## DATASET CONTENT
--- begin ---
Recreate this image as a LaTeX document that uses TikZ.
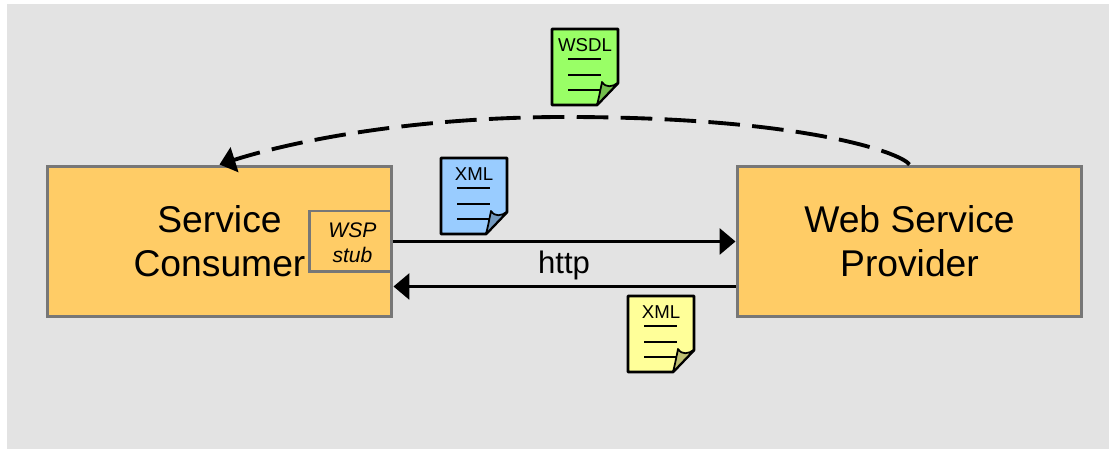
--- end ---
--- begin ---
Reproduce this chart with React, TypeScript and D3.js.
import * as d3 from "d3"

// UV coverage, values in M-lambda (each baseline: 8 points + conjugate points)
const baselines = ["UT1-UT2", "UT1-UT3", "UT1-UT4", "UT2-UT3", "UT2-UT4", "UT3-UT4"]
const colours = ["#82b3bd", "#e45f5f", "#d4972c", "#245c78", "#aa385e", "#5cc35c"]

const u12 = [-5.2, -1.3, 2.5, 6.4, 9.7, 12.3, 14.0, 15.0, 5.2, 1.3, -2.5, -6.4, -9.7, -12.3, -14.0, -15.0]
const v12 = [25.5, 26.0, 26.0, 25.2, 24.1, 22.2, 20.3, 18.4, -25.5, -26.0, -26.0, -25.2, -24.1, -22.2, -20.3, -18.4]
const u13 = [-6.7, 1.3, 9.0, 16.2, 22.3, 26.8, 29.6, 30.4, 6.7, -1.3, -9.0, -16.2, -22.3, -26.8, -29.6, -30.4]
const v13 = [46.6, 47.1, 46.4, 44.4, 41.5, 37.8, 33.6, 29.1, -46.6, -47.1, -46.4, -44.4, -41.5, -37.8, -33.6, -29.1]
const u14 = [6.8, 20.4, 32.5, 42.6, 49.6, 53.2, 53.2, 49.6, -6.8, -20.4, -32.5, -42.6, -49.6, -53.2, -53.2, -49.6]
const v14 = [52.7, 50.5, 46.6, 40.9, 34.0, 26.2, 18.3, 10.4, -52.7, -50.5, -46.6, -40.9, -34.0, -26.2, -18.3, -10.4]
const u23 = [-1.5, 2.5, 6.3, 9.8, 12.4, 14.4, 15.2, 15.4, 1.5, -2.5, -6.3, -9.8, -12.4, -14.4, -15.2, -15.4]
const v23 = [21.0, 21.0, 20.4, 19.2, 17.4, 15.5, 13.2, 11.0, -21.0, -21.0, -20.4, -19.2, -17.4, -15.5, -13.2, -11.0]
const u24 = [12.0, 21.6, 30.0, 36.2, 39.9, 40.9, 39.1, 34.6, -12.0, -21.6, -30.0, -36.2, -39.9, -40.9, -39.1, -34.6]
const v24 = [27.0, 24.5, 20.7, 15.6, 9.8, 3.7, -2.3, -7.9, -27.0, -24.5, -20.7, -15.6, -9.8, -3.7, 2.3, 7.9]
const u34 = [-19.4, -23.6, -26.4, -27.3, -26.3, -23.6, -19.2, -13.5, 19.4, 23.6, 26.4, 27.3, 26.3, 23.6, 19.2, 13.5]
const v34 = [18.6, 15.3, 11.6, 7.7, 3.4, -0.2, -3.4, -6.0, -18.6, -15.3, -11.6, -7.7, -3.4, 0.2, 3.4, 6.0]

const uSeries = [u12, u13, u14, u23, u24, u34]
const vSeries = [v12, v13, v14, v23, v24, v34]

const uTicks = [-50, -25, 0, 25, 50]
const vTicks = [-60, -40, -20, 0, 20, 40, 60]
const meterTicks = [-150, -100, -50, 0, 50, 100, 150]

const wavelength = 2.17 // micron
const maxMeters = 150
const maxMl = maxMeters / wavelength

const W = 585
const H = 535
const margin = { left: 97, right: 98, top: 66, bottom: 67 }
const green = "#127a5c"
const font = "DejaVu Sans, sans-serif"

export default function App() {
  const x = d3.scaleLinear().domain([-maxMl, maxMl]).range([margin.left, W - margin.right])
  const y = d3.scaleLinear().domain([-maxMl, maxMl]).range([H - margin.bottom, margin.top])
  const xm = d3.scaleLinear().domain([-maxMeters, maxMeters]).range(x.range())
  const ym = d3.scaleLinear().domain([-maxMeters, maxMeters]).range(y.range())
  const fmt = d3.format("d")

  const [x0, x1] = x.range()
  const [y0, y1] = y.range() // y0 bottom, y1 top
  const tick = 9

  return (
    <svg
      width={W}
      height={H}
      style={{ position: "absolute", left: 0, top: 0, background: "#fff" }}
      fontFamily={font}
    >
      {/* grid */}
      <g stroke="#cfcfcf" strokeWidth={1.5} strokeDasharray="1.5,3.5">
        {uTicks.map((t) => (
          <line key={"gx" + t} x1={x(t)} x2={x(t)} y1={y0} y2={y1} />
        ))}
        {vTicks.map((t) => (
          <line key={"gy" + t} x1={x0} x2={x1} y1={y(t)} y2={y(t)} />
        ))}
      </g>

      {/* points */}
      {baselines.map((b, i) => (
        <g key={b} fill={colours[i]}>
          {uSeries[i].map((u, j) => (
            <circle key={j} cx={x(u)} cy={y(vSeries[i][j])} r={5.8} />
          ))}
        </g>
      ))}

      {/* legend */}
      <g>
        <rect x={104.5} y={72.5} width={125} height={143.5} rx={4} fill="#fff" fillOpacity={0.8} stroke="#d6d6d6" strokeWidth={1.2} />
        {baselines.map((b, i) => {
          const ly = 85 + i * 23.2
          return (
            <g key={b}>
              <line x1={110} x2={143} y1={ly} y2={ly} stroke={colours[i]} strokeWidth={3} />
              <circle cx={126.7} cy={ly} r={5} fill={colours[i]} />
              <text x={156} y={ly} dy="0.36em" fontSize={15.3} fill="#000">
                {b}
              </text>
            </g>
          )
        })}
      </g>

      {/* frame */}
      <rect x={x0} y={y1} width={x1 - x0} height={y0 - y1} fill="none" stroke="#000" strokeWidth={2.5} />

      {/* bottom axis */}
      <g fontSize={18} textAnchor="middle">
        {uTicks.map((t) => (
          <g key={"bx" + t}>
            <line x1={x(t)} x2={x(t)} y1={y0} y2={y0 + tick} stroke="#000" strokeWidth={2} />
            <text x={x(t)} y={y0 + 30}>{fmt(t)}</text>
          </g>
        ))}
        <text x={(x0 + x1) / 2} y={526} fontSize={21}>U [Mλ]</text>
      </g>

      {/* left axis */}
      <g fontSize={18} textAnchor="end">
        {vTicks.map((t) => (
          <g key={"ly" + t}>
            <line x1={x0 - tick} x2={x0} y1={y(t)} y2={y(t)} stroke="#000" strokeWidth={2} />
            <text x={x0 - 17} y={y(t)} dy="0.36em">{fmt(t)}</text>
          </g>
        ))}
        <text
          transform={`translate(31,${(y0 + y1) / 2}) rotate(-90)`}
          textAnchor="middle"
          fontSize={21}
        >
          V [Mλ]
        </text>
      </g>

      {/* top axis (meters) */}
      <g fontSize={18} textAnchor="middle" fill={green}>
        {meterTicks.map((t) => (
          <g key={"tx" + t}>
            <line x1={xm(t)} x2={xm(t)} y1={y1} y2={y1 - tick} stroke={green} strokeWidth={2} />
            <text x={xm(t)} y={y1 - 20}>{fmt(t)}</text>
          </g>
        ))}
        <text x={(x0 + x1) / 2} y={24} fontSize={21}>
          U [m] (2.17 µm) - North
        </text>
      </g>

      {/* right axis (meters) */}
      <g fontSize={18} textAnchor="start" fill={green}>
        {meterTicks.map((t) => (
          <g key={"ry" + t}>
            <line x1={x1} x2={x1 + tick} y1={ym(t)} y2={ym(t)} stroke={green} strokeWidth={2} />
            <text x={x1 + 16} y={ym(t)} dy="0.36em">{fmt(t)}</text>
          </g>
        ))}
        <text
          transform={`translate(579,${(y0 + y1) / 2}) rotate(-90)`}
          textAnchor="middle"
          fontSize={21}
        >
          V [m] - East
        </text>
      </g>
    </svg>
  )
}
--- end ---
--- begin ---
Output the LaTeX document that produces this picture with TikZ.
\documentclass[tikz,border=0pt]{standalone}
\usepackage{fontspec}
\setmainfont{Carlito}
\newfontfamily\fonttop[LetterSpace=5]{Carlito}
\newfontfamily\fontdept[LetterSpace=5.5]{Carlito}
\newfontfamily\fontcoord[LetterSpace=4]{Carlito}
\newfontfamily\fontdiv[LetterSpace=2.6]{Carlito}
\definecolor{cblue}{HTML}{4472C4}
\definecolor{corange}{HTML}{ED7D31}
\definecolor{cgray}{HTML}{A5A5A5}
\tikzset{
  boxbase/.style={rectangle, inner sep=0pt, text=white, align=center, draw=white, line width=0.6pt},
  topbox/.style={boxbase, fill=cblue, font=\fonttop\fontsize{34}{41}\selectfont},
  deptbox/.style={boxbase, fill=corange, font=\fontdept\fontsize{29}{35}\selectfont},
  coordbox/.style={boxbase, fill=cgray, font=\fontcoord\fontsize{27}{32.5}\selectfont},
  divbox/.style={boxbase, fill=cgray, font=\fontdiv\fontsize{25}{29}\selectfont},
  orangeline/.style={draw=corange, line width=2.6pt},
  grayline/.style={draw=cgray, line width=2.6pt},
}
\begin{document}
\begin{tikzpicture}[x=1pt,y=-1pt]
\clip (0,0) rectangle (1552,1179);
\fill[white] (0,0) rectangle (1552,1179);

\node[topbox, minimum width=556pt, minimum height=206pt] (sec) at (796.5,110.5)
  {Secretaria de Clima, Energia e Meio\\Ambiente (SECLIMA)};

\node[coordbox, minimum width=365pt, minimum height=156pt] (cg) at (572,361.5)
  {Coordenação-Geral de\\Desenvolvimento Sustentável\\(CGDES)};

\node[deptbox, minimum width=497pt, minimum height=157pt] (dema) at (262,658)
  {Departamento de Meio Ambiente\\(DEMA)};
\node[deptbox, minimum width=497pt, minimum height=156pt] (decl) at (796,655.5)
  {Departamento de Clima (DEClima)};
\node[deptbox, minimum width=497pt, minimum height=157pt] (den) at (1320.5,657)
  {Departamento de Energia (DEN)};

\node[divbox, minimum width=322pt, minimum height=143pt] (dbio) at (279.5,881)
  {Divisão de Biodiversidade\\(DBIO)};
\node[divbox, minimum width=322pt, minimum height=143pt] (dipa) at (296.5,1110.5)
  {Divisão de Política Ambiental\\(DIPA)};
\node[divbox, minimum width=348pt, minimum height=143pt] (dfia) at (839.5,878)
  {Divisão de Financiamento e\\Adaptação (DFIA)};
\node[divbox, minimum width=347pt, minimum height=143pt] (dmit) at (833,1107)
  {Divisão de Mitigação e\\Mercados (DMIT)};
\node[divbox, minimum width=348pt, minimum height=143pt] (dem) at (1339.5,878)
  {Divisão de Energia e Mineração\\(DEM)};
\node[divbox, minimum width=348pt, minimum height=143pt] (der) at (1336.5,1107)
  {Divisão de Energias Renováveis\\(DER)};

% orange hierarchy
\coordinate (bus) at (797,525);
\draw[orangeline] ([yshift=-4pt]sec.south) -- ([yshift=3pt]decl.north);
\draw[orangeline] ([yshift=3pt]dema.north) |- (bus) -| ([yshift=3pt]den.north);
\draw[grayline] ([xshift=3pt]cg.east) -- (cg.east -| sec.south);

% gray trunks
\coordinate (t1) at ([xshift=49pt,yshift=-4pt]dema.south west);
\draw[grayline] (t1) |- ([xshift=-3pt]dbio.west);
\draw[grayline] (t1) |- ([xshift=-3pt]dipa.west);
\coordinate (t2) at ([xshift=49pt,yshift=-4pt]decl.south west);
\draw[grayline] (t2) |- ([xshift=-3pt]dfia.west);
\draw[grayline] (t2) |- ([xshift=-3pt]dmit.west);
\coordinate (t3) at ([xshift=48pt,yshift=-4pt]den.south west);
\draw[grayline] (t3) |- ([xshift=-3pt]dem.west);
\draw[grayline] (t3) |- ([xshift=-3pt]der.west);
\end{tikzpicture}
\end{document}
--- end ---
## WORK REQUIRED
Reproduce, without alteration, solely the lines beginning at the line that includes "Reproduce this chart" and ending at the line that includes "import * as", both lines included.

## TASK SOLUTION
Reproduce this chart with React, TypeScript and D3.js.
import * as d3 from "d3"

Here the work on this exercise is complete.